PESHAWAR, Nov 14: The MMA government is likely to follow the same policies which were adopted by the previous military-backed provincial government on various issues at the National Finance Commission, sources told Dawn.
“There is not going to be any change in the stance of the provincial government on the contentious issues of net hydel profit and subvention,” said a provincial finance manager who also served at an important post under the previous government.
Tough stand adopted by the previous NWFP government on the net hydel profit issue and allocation of greater resources to smaller provinces from the subvention pool prevented the military government from announcing the sixth NFC award which was supposed to become effective from July 1, 2002.
The NFC constituted by the military government could not accomplish the task of announcing a new award after the NWFP and Sindh did not show flexibility in their stands on certain issues.
The previous provincial government wanted the then federal government to raise the NWFP’s capped share amount of net hydel profit from Rs6 billion per annum to Rs10 billion, helping the province to stand on its own feet by overcoming paucity of funds.
In one of the proposals submitted to the provincial government at that time by the federal government the province had been intimated that the size of its annual capped share amount could be raised either to Rs7 billion or Rs8 billion.
The proposal conveyed by a senior functionary of the federal government contained that in case of refixing the share at Rs7 billion, an annual increase of 10 per cent would be applicable. Whereas, in the case of fixing the capped share amount at Rs8 billion per annum the same would be subject to an annual raise of eight per cent.
“The two sides were close to evolving a consensus over the issue when the negotiations broke down due to the change of government following the Oct 10, 2002 elections,” said the officer who has been involved in the negotiations.
The point that the provincial government would continue with the last government’s stance becomes obvious after it decided to continue with Dr Zubair Khan as its non-statutory member to the NFC, who was initially appointed by the previous regime.
Official sources told Dawn it was not yet clear whether the commission would start deliberations for the new award from the point where the last negotiations got broke down or it would start afresh.
An official said there were greater chances that the exercise would be initiated from the point it was abandoned in the last NFC.
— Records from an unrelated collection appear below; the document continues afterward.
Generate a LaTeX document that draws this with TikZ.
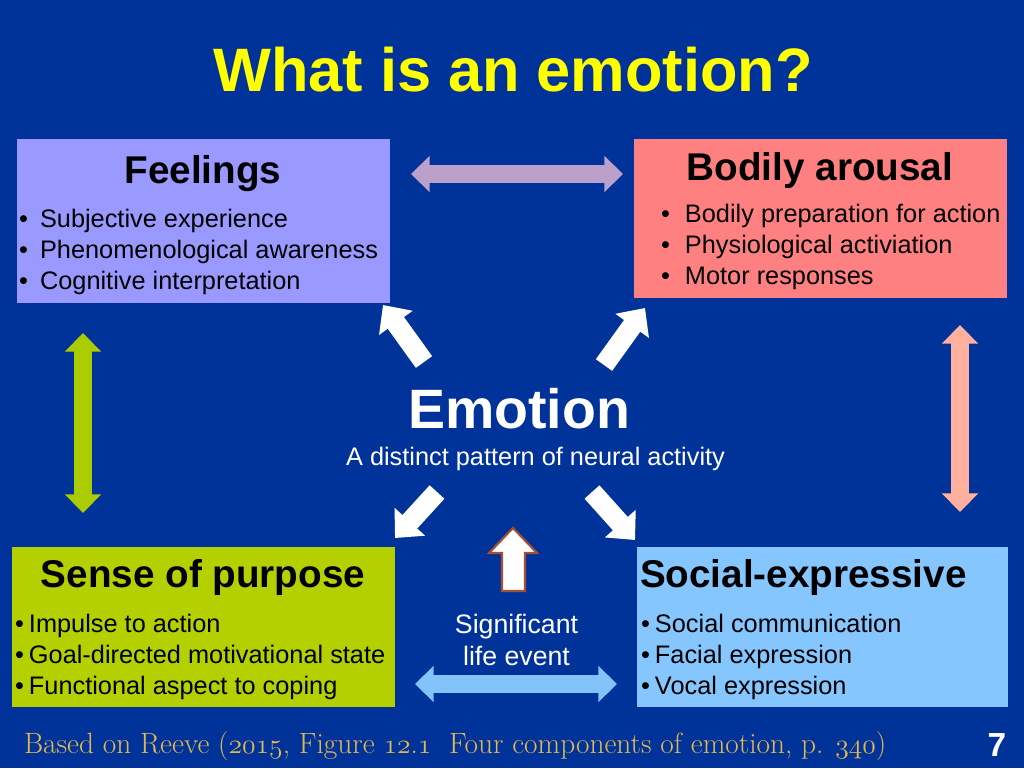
\documentclass[tikz,border=0pt]{standalone}
\usepackage{fontspec}
\newfontfamily\sans{Liberation Sans}
\usetikzlibrary{arrows.meta,fit}
\definecolor{bgc}{RGB}{0,51,153}
\definecolor{feelc}{RGB}{153,153,255}
\definecolor{bodyc}{RGB}{255,128,128}
\definecolor{sensec}{RGB}{181,208,0}
\definecolor{socc}{RGB}{133,198,255}
\definecolor{lilac}{RGB}{187,160,204}
\definecolor{greenarr}{RGB}{170,204,0}
\definecolor{salmon}{RGB}{255,176,158}
\definecolor{bluearr}{RGB}{130,195,250}
\definecolor{brownc}{RGB}{165,80,50}
\definecolor{footc}{RGB}{229,184,78}
\definecolor{titlec}{RGB}{255,255,0}
\newcommand\bul[1]{\makebox[#1][l]{•}}
\newcommand\osn[1]{{\usefont{OML}{cmm}{m}{it}#1}}
\begin{document}
\begin{tikzpicture}[x=0.75pt,y=-0.75pt,
  every node/.style={inner sep=0pt,outer sep=0pt},
  boxnode/.style={draw=none},
  ttl/.style={font=\sans\bfseries\fontsize{29}{34}\selectfont,text=black,anchor=base},
  blist/.style={font=\sans\fontsize{19}{23.6}\selectfont,text=black,anchor=base west},
  blk/.style={draw=white,line width=15pt,-{Triangle[length=16.5pt,width=30pt]}},
  dbl/.style={draw=#1,line width=13.5pt,{Triangle[length=14pt,width=26.5pt]}-{Triangle[length=14pt,width=26.5pt]}}]
\fill[bgc] (0,0) rectangle (1024,768);
\useasboundingbox (0,0) rectangle (1024,768);

% title
\node[font=\sans\bfseries\fontsize{46}{50}\selectfont,text=titlec,anchor=base] (title) at (513,91) {What is an emotion?};

% boxes
\node[boxnode,fit={(17,139) (390,303)},fill=feelc] (feel) {};
\node[boxnode,fit={(634,139) (1007,298)},fill=bodyc] (body) {};
\node[boxnode,fit={(12,547) (395,707)},fill=sensec] (sense) {};
\node[boxnode,fit={(637,547) (1008,707)},fill=socc] (soc) {};

% box titles
\node[ttl] (feelT) at (203,183) {Feelings};
\node[ttl] (bodyT) at (820,180) {Bodily arousal};
\node[ttl] (senseT) at (203,587) {Sense of purpose};
\node[ttl,anchor=base west] (socT) at (640,587) {Social-expressive};

% bullet lists
\node[blist] (feelL) at (19,227) {\begin{tabular}[t]{@{}l@{}}\bul{15.8pt}Subjective experience\\ \bul{15.8pt}Phenomenological awareness\\ \bul{15.8pt}Cognitive interpretation\end{tabular}};
\node[blist] (bodyL) at (661,222) {\begin{tabular}[t]{@{}l@{}}\bul{18pt}Bodily preparation for action\\ \bul{18pt}Physiological activiation\\ \bul{18pt}Motor responses\end{tabular}};
\node[blist] (senseL) at (15,632) {\begin{tabular}[t]{@{}l@{}}\bul{10.5pt}Impulse to action\\ \bul{10.5pt}Goal-directed motivational state\\ \bul{10.5pt}Functional aspect to coping\end{tabular}};
\node[blist] (socL) at (641,632) {\begin{tabular}[t]{@{}l@{}}\bul{10.5pt}Social communication\\ \bul{10.5pt}Facial expression\\ \bul{10.5pt}Vocal expression\end{tabular}};

% center
\node[font=\sans\bfseries\fontsize{41.6}{46}\selectfont,text=white,anchor=base] (emo) at (519,428) {Emotion};
\node[font=\sans\fontsize{19}{23}\selectfont,text=white,anchor=base] (emosub) at (535.5,465) {A distinct pattern of neural activity};
\node[font=\sans\fontsize{20}{24}\selectfont,text=white,anchor=base] (event) at (516.5,633) {\begin{tabular}[t]{@{}c@{}}Significant\\ life event\end{tabular}};

% arrow end points
\coordinate (ulA) at (424,362); \coordinate (ulB) at (383,305);
\coordinate (urA) at (604,365); \coordinate (urB) at (645,308);
\coordinate (llA) at (437,492); \coordinate (llB) at (395,538);
\coordinate (lrA) at (592,492); \coordinate (lrB) at (635,540);
\coordinate (topL) at (411,174); \coordinate (topR) at (623,174);
\coordinate (leftT) at (83,333); \coordinate (leftB) at (83,513);
\coordinate (rightT) at (960,325); \coordinate (rightB) at (960,512);
\coordinate (botL) at (415,684); \coordinate (botR) at (617,684);

% white block arrows
\draw[blk] (ulA) -- (ulB);
\draw[blk] (urA) -- (urB);
\draw[blk] (llA) -- (llB);
\draw[blk] (lrA) -- (lrB);

% double arrows
\draw[dbl=lilac] (topL) -- (topR);
\draw[dbl=greenarr] (leftT) -- (leftB);
\draw[dbl=salmon] (rightT) -- (rightB);
\draw[dbl=bluearr] (botL) -- (botR);

% up arrow from event
\draw[draw=brownc,line width=1.6pt,fill=white,line join=miter] (513,528) -- (537,553) -- (525,553) -- (525,591) -- (502,591) -- (502,553) -- (489,553) -- cycle;

% footer
\node[font=\fontsize{22}{25}\selectfont,text=footc,anchor=base west] (foot) at (24,753) {Based on Reeve (\osn{2015}, Figure \osn{12}.\osn{1}\ \ Four components of emotion, p. \osn{340})};
\node[font=\sans\bfseries\fontsize{25}{28}\selectfont,text=white,anchor=base] (num) at (997,756) {7};
\end{tikzpicture}
\end{document}
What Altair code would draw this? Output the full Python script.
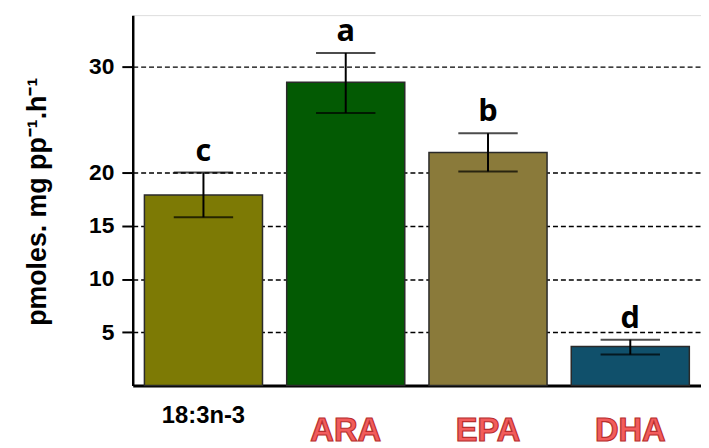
import altair as alt
import pandas as pd

categories = ["18:3n-3", "ARA", "EPA", "DHA"]
means = [17.9, 28.5, 21.9, 3.65]
upper = [20.0, 31.25, 23.7, 4.3]
lower = [15.8, 25.6, 20.1, 2.9]
letters = ["c", "a", "b", "d"]
bar_colors = ["#7d7a05", "#035a03", "#8a7a3a", "#10506b"]
y_ticks = [5, 10, 15, 20, 30]

df = pd.DataFrame({
    "cat": categories,
    "mean": means,
    "upper": upper,
    "lower": lower,
    "letter": letters,
})

W, H = 574, 374

xs = alt.Scale(domain=categories, paddingInner=0.17, paddingOuter=0.082)
ys = alt.Scale(domain=[0, 34.8], nice=False, zero=True)

x_enc = alt.X("cat:N", scale=xs, sort=categories,
              axis=alt.Axis(labels=False, ticks=False, title=None,
                            domainColor="black", domainWidth=3, grid=False))

base = alt.Chart(df)

bars = base.mark_bar(stroke="#2a2a2a", strokeWidth=1.5).encode(
    x=x_enc,
    y=alt.Y("mean:Q", scale=ys,
            axis=alt.Axis(values=y_ticks, title="pmoles. mg pp⁻¹.h⁻¹",
                          titleFont="Liberation Sans", titleFontSize=27,
                          titleFontWeight="bold", titleColor="black",
                          titleX=-96, titleY=188, titleAlign="center",
                          titleBaseline="middle", titleAngle=-90,
                          labelFont="Liberation Sans", labelFontSize=23,
                          labelFontWeight="bold", labelColor="black",
                          labelPadding=8, tickSize=11, tickWidth=2,
                          tickColor="black", domainColor="black",
                          domainWidth=2.5, grid=True, gridColor="black",
                          gridDash=[5, 3], gridWidth=1.5, gridOpacity=1)),
    color=alt.Color("cat:N", scale=alt.Scale(domain=categories, range=bar_colors),
                    legend=None),
)

rules = base.mark_rule(color="black", strokeWidth=2).encode(
    x=alt.X("cat:N", scale=xs, sort=categories),
    y=alt.Y("lower:Q", scale=ys),
    y2="upper:Q",
)

cap_hi = base.mark_tick(color="black", size=60, thickness=2).encode(
    x=alt.X("cat:N", scale=xs, sort=categories),
    y=alt.Y("upper:Q", scale=ys),
)
cap_lo = base.mark_tick(color="black", size=60, thickness=2).encode(
    x=alt.X("cat:N", scale=xs, sort=categories),
    y=alt.Y("lower:Q", scale=ys),
)

letter_text = base.mark_text(font="Open Sans", fontWeight="bold", fontSize=31,
                             baseline="alphabetic", dy=-12, color="black").encode(
    x=alt.X("cat:N", scale=xs, sort=categories),
    y=alt.Y("upper:Q", scale=ys),
    text="letter:N",
)

lab_black = base.transform_filter(alt.datum.cat == "18:3n-3").mark_text(
    font="Liberation Sans", fontWeight="bold", fontSize=24,
    baseline="alphabetic", color="black").encode(
    x=alt.X("cat:N", scale=xs, sort=categories),
    y=alt.value(H + 38),
    text="cat:N",
)

lab_red = base.transform_filter(alt.datum.cat != "18:3n-3").mark_text(
    font="Liberation Sans", fontWeight="bold", fontSize=33,
    baseline="alphabetic", fill="#f25c5c", stroke="#b82e2e",
    strokeWidth=1.2).encode(
    x=alt.X("cat:N", scale=xs, sort=categories),
    y=alt.value(H + 56),
    text="cat:N",
)

chart = alt.layer(bars, rules, cap_hi, cap_lo, letter_text, lab_black, lab_red).properties(
    width=W, height=H,
    autosize=alt.AutoSizeParams(type="none"),
    padding={"left": 126, "top": 5, "right": 0, "bottom": 60},
).configure_view(stroke=None).configure(background="white")

chart.save("out.html", embed_options={"renderer": "svg", "actions": False})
“Except for a couple of disputed issues, the stakeholders had development a consensus on the broad outlines of the new award,” said a senior government functionary anticipating that the federal finance minister would try to convince the provincial governments’ representatives not to touch the issues which had already been resolved by their representatives on the last NFC.
The last NFC had managed to develop a consensus on distribution of resources among the federation and its units on the 60:40 basis instead of the current ratio of 62.5:37.5.
Apart from diverting 40 per cent from the divisible pool to the federating units, the last NFC had also developed a consensus on the creation of a Rs20 billion subvention pool to provide special grants to smaller provinces — NWFP, Sindh and Balochistan.
A consensus had been reached to fix NWFP’s annual share from the subvention pool at Rs6.6 billion, Sindh’s at Rs5.5 billion and Balochistan’s annual share had been fixed at Rs7.8 billion.
As per a decision taken by the last NFC at its meeting held at Peshawar on Sept 15, 2002, the federal government was to contribute Rs15 billion every year to the pool. While the remaining Rs5 billion was to be raised jointly by the three provinces.
“It is not yet clear whether the provinces would debate the subvention pool again or would prefer to adhere to the Peshawar meeting’s decision,” said an officer.